The bulk of the outgoing energy, equivalent to roughly 59% of incoming sunlight, leaves from higher in the atmosphere. Gases emit about 49 units of longwave radiation to space, and clouds contribute another 9 units. So most of Earth’s cooling happens not at the surface but from the atmosphere itself radiating heat upward.
The Role of Clouds
Clouds play a dual role that makes them one of the trickiest parts of the energy budget. On one hand, their bright white tops reflect sunlight back to space, cooling the planet. On the other hand, they trap outgoing infrared radiation like a blanket, warming it. Measurements from NASA’s Earth Radiation Budget Experiment put numbers on this tug-of-war: clouds reflect about 44.5 watts per square meter of solar energy (cooling effect) but trap about 31.3 watts per square meter of heat (warming effect). The cooling wins. On balance, clouds have a net cooling effect on Earth of roughly 13 watts per square meter.
This net cooling is one reason why changes in cloud cover matter so much for climate. A shift toward fewer low, bright clouds or more high, thin clouds could reduce the cooling effect and amplify warming, even without any change in greenhouse gas levels.
Why the Budget Is Currently Unbalanced
In a perfectly stable climate, energy in would equal energy out. That’s not the case today. As greenhouse gas concentrations rise, more outgoing infrared radiation gets trapped in the atmosphere before it can escape. The result is an energy imbalance: Earth absorbs more energy than it emits.
Between 1971 and 2020, this imbalance averaged about 0.48 watts per square meter. That might sound tiny compared to the 340 watts coming in, but spread across the entire surface of the planet, it adds up to an enormous amount of extra heat. And the imbalance is growing. For the period from 2006 to 2020, it rose to about 0.76 watts per square meter, confirmed independently by multiple research teams using different methods.

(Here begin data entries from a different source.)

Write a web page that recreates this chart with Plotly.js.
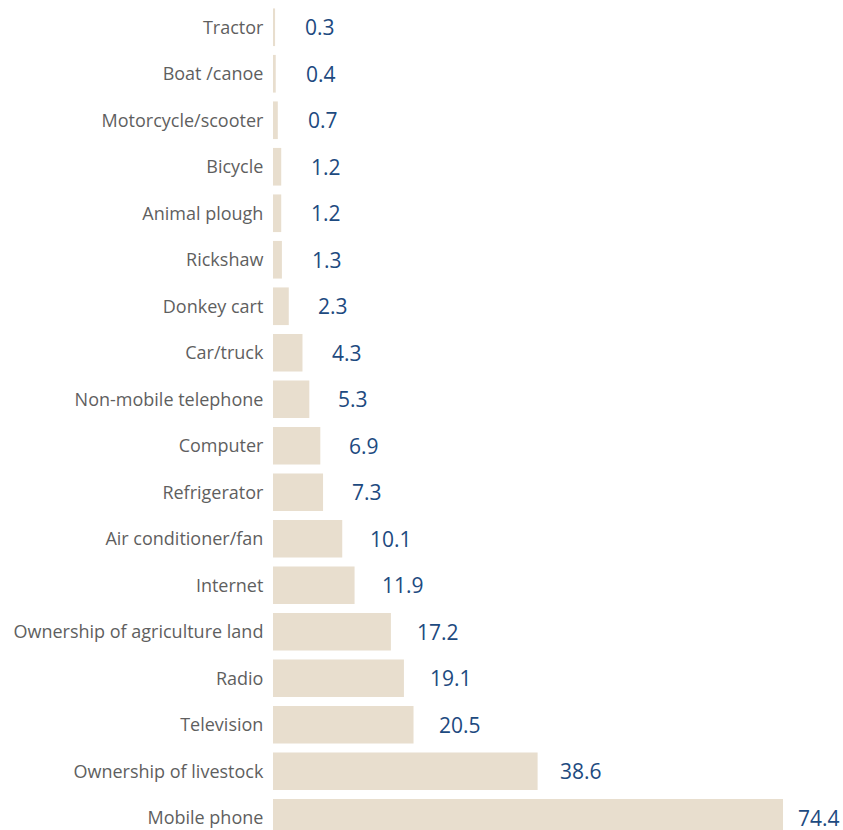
<!DOCTYPE html>
<html>
<head>
<meta charset="utf-8">
<script src="https://cdn.plot.ly/plotly-3.0.1.min.js"></script>
<style>
html,body{margin:0;padding:0;overflow:hidden;background:#fff;}
#chart{width:843px;height:841px;}
</style>
</head>
<body>
<div id="chart"></div>
<script>
var categories = ["Tractor","Boat /canoe","Motorcycle/scooter","Bicycle","Animal plough","Rickshaw","Donkey cart","Car/truck","Non-mobile telephone","Computer","Refrigerator","Air conditioner/fan","Internet","Ownership of agriculture land","Radio","Television","Ownership of livestock","Mobile phone"];
var values = [0.3,0.4,0.7,1.2,1.2,1.3,2.3,4.3,5.3,6.9,7.3,10.1,11.9,17.2,19.1,20.5,38.6,74.4];
var valueLabels = ["0.3","0.4","0.7","1.2","1.2","1.3","2.3","4.3","5.3","6.9","7.3","10.1","11.9","17.2","19.1","20.5","38.6","74.4"];

var trace = {
  type: 'bar',
  orientation: 'h',
  x: values,
  y: categories,
  marker: {color: '#e8dece'},
  hoverinfo: 'none'
};

var annotations = values.map(function(v, i){
  return {
    x: v, y: categories[i], xref: 'x2', yref: 'y',
    text: valueLabels[i], showarrow: false, xanchor: 'left', yanchor: 'middle',
    font: {family: 'Open Sans, sans-serif', size: 21, color: '#1d4a80'}
  };
});

var layout = {
  width: 843, height: 841,
  margin: {l: 273, r: 0, t: 4, b: 0, pad: 0},
  paper_bgcolor: '#ffffff', plot_bgcolor: '#ffffff',
  showlegend: false,
  bargap: 0.19,
  xaxis: {range: [0, 83.15], visible: false, fixedrange: true},
  xaxis2: {range: [-4.21, 81.47], overlaying: 'x', visible: false, fixedrange: true},
  yaxis: {
    type: 'category', autorange: false, range: [17.5, -0.5],
    showgrid: false, zeroline: false, showline: false,
    ticks: 'outside', ticklen: 5, tickcolor: 'rgba(0,0,0,0)',
    tickfont: {family: 'Open Sans, sans-serif', size: 18, color: '#5f5f5f'},
    fixedrange: true
  },
  annotations: annotations
};

Plotly.newPlot('chart', [trace], layout, {displayModeBar: false, staticPlot: true});
</script>
</body>
</html>
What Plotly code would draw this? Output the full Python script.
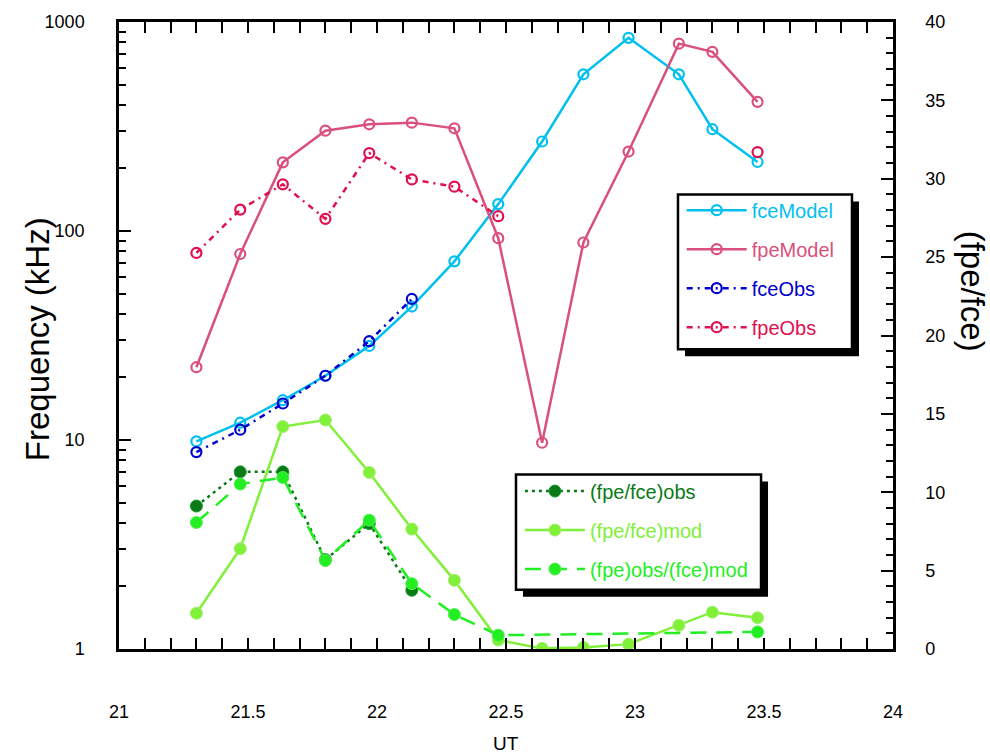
import plotly.graph_objects as go

# Universal time (hours) of each sample
ut = [21.30, 21.47, 21.635, 21.80, 21.97, 22.135, 22.30, 22.47, 22.64, 22.80, 22.975, 23.17, 23.30, 23.475]

# Frequencies in kHz (left log axis)
fce_model = [9.86, 12.1, 15.5, 20.3, 28.2, 43.5, 71.6, 134.5, 268, 562, 840, 562, 307, 214]
fpe_model = [22.3, 77.6, 213, 302, 324, 330, 310, 92.4, 9.7, 88.1, 240, 788, 720, 415]
fce_obs = [8.75, 11.2, 14.95, 20.3, 29.7, 47.3, None, None, None, None, None, None, None, None]
fpe_obs = [78.5, 126.6, 167.2, 114.3, 235.9, 176.6, 163, 117.7, None, None, None, None, None, 238.5]

# Frequency ratios (right linear axis)
ratio_obs = [9.12, 11.3, 11.3, 5.7, 8.0, 3.75, None, None, None, None, None, None, None, None]
ratio_mod = [2.28, 6.40, 14.19, 14.61, 11.26, 7.65, 4.38, 0.57, 0.04, 0.10, 0.31, 1.51, 2.35, 1.99]
ratio_obs_mod = [8.07, 10.52, 10.94, 5.64, 8.22, 4.17, 2.20, 0.88, None, None, None, None, None, 1.09]

FONT = "Liberation Sans, Arial, sans-serif"

C_FCE_MOD = "#00c0f0"
C_FPE_MOD = "#d9507c"
C_FCE_OBS = "#0000cc"
C_FPE_OBS = "#e0104e"
C_R_OBS = "#0a7a18"
C_R_MOD = "#80f038"
C_R_OM = "#22ee22"


def label(text, color):
    return f"<span style='color:{color}'>{text}</span>"


fig = go.Figure()

open_marker = dict(symbol="circle-open", size=10, line=dict(width=2.2))

fig.add_trace(go.Scatter(
    x=ut, y=fce_model, name=label("fceModel", C_FCE_MOD), mode="lines+markers",
    line=dict(color=C_FCE_MOD, width=2.5), marker=dict(color=C_FCE_MOD, **open_marker),
    legend="legend", legendgroup="a"))
fig.add_trace(go.Scatter(
    x=ut, y=fpe_model, name=label("fpeModel", C_FPE_MOD), mode="lines+markers",
    line=dict(color=C_FPE_MOD, width=2.5), marker=dict(color=C_FPE_MOD, **open_marker),
    legend="legend", legendgroup="b"))
fig.add_trace(go.Scatter(
    x=ut, y=fce_obs, name=label("fceObs", C_FCE_OBS), mode="lines+markers",
    line=dict(color=C_FCE_OBS, width=2.5, dash="6px,5px,2px,5px"),
    marker=dict(color=C_FCE_OBS, **open_marker),
    legend="legend", legendgroup="c"))
fig.add_trace(go.Scatter(
    x=ut, y=fpe_obs, name=label("fpeObs", C_FPE_OBS), mode="lines+markers",
    line=dict(color=C_FPE_OBS, width=2.5, dash="6px,5px,2px,5px"),
    marker=dict(color=C_FPE_OBS, **open_marker),
    legend="legend", legendgroup="d"))

fig.add_trace(go.Scatter(
    x=ut, y=ratio_obs, yaxis="y2", name=label("(fpe/fce)obs", C_R_OBS), mode="lines+markers",
    line=dict(color=C_R_OBS, width=2.5, dash="3px,4px"),
    marker=dict(color=C_R_OBS, size=12, line=dict(color="#1a9a2a", width=1)),
    legend="legend2", legendgroup="e"))
fig.add_trace(go.Scatter(
    x=ut, y=ratio_mod, yaxis="y2", name=label("(fpe/fce)mod", C_R_MOD), mode="lines+markers",
    line=dict(color=C_R_MOD, width=2.5),
    marker=dict(color=C_R_MOD, size=12, line=dict(color="#a0f070", width=1)),
    legend="legend2", legendgroup="f"))
fig.add_trace(go.Scatter(
    x=ut, y=ratio_obs_mod, yaxis="y2", name=label("(fpe)obs/(fce)mod", C_R_OM), mode="lines+markers",
    connectgaps=True,
    line=dict(color=C_R_OM, width=2.5, dash="16px,10px"),
    marker=dict(color=C_R_OM, size=12, line=dict(color="#50f050", width=1)),
    legend="legend2", legendgroup="g"))

axis_common = dict(
    showline=True, linecolor="black", linewidth=2.5,
    ticks="inside", tickcolor="black", tickwidth=2,
    showgrid=False, zeroline=False,
    tickfont=dict(family=FONT, size=18, color="black"),
)

legend_common = dict(
    xanchor="left", yanchor="top",
    bgcolor="rgba(0,0,0,0)", borderwidth=0,
    font=dict(family=FONT, size=20), tracegroupgap=10, itemwidth=60,
)

fig.update_layout(
    width=990, height=756,
    margin=dict(l=119, r=97, t=13, b=107),
    paper_bgcolor="white", plot_bgcolor="white",
    font=dict(family=FONT, color="black"),
    xaxis=dict(
        range=[21, 24], tickmode="array", tickvals=[21, 21.5, 22, 22.5, 23, 23.5, 24],
        ticktext=["21", "21.5", "22", "22.5", "23", "23.5", "24"],
        ticklen=11, mirror="allticks", ticklabelstandoff=45,
        minor=dict(dtick=0.1, ticks="inside", ticklen=6, tickcolor="black", tickwidth=2, showgrid=False),
        **axis_common),
    yaxis=dict(
        type="log", range=[0, 3], tickmode="array", tickvals=[1, 10, 100, 1000],
        ticktext=["1", "10", "100", "1000"], ticklen=12, ticklabelstandoff=28,
        minor=dict(tickmode="array",
                   tickvals=[2, 3, 4, 5, 6, 7, 8, 9, 20, 30, 40, 50, 60, 70, 80, 90,
                             200, 300, 400, 500, 600, 700, 800, 900],
                   ticks="inside", ticklen=7, tickcolor="black", tickwidth=2, showgrid=False),
        **axis_common),
    yaxis2=dict(
        overlaying="y", side="right", range=[0, 40], dtick=5, ticklen=12,
        ticklabelstandoff=26,
        minor=dict(dtick=1, ticks="inside", ticklen=7, tickcolor="black", tickwidth=2, showgrid=False),
        **axis_common),
    legend=dict(x=0.727, y=0.731, **legend_common),
    legend2=dict(x=0.518, y=0.283, **legend_common),
    showlegend=True,
)

# Framed legend panels with a drop shadow (paper coordinates)
panels = [
    (0.7222, 0.9470, 0.4780, 0.7248),
    (0.5129, 0.8295, 0.0943, 0.2783),
]
sx, sy = 7 / 774, 7 / 636
for x0, x1, y0, y1 in panels:
    fig.add_shape(type="rect", xref="paper", yref="paper", layer="above",
                  x0=x0 + sx, x1=x1 + sx, y0=y0 - sy, y1=y1 - sy,
                  fillcolor="black", line=dict(width=0))
    fig.add_shape(type="rect", xref="paper", yref="paper", layer="above",
                  x0=x0, x1=x1, y0=y0, y1=y1,
                  fillcolor="white", line=dict(color="black", width=2.5))

fig.add_annotation(text="Frequency (kHz)", xref="paper", yref="paper",
                   x=-0.106, y=0.494, xanchor="center", yanchor="middle",
                   textangle=-90, showarrow=False,
                   font=dict(family=FONT, size=33, color="black"))
fig.add_annotation(text="(fpe/fce)", xref="paper", yref="paper",
                   x=1.1025, y=0.571, xanchor="center", yanchor="middle",
                   textangle=90, showarrow=False,
                   font=dict(family=FONT, size=33, color="black"))
fig.add_annotation(text="UT", xref="paper", yref="paper",
                   x=0.5, y=-0.151, xanchor="center", yanchor="middle", showarrow=False,
                   font=dict(family=FONT, size=19, color="black"))

fig.write_html("out.html")
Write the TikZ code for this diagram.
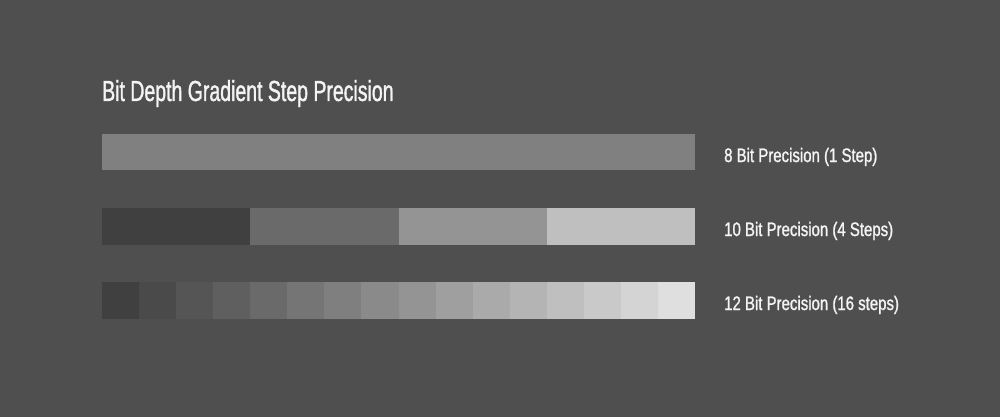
\documentclass[tikz,border=0pt]{standalone}
\usepackage{fontspec}
\newfontfamily\titlefont[FakeStretch=0.672,FakeBold=1.2]{Liberation Sans}
\newfontfamily\labelfont[FakeStretch=0.768,FakeBold=1.2]{Liberation Sans}
\definecolor{bg}{HTML}{4F4F4F}
\definecolor{txt}{HTML}{F4F4F4}
\tikzset{
  lbl/.style={anchor=base west, inner sep=0pt, text=txt, font=\labelfont\fontsize{19.5}{22}\selectfont},
  ttl/.style={anchor=base west, inner sep=0pt, text=txt, font=\titlefont\fontsize{29}{32}\selectfont},
}
\begin{document}
\begin{tikzpicture}[x=1pt,y=-1pt]
\fill[bg] (0,0) rectangle (1000,417);
\useasboundingbox (0,0) rectangle (1000,417);
\node[ttl] (title) at (102,101) {Bit Depth Gradient Step Precision};
% bar 1
\fill[fill={rgb,255:red,128;green,128;blue,128}] (102,134) rectangle (695,170);
% bar 2
\foreach \i/\g in {0/64,1/106,2/148,3/191}{
  \fill[fill={rgb,255:red,\g;green,\g;blue,\g}] ({102+\i*148.25},208) rectangle ({102+(\i+1)*148.25},245);
}
% bar 3
\foreach \i in {0,...,15}{
  \pgfmathtruncatemacro{\g}{64+\i*10.6}
  \fill[fill={rgb,255:red,\g;green,\g;blue,\g}] ({102+\i*37.0625},282) rectangle ({102+(\i+1)*37.0625},319);
}
\node[lbl] (l1) at (724,162) {8 Bit Precision (1 Step)};
\node[lbl] (l2) at (724,236) {10 Bit Precision (4 Steps)};
\node[lbl] (l3) at (724,310) {12 Bit Precision (16 steps)};
\end{tikzpicture}
\end{document}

Where does all that extra energy go? The vast majority, over 90%, is absorbed by the oceans. The rest warms the land, melts ice, and heats the atmosphere. This is why ocean temperatures are rising and ice sheets are shrinking: the energy budget tells you not just that the planet is warming, but exactly how much extra energy is driving that warming and where it ends up.
Why the Energy Budget Matters
The energy budget is more than an accounting exercise. It’s the framework scientists use to understand every aspect of climate. Changes in any part of the budget, whether it’s more greenhouse gases trapping outgoing heat, less ice reflecting incoming sunlight, or shifts in cloud cover, ripple through the entire system. When you hear that adding carbon dioxide to the atmosphere causes warming, the energy budget is the mechanism. More CO₂ means less infrared radiation escaping to space, which means the imbalance grows, which means the planet accumulates heat until a new, warmer equilibrium is reached.
Satellite measurements since the late 1970s have allowed scientists to track each component of the budget with increasing precision. These observations show that the imbalance is real, measurable, and accelerating, providing one of the clearest lines of evidence for human-driven climate change.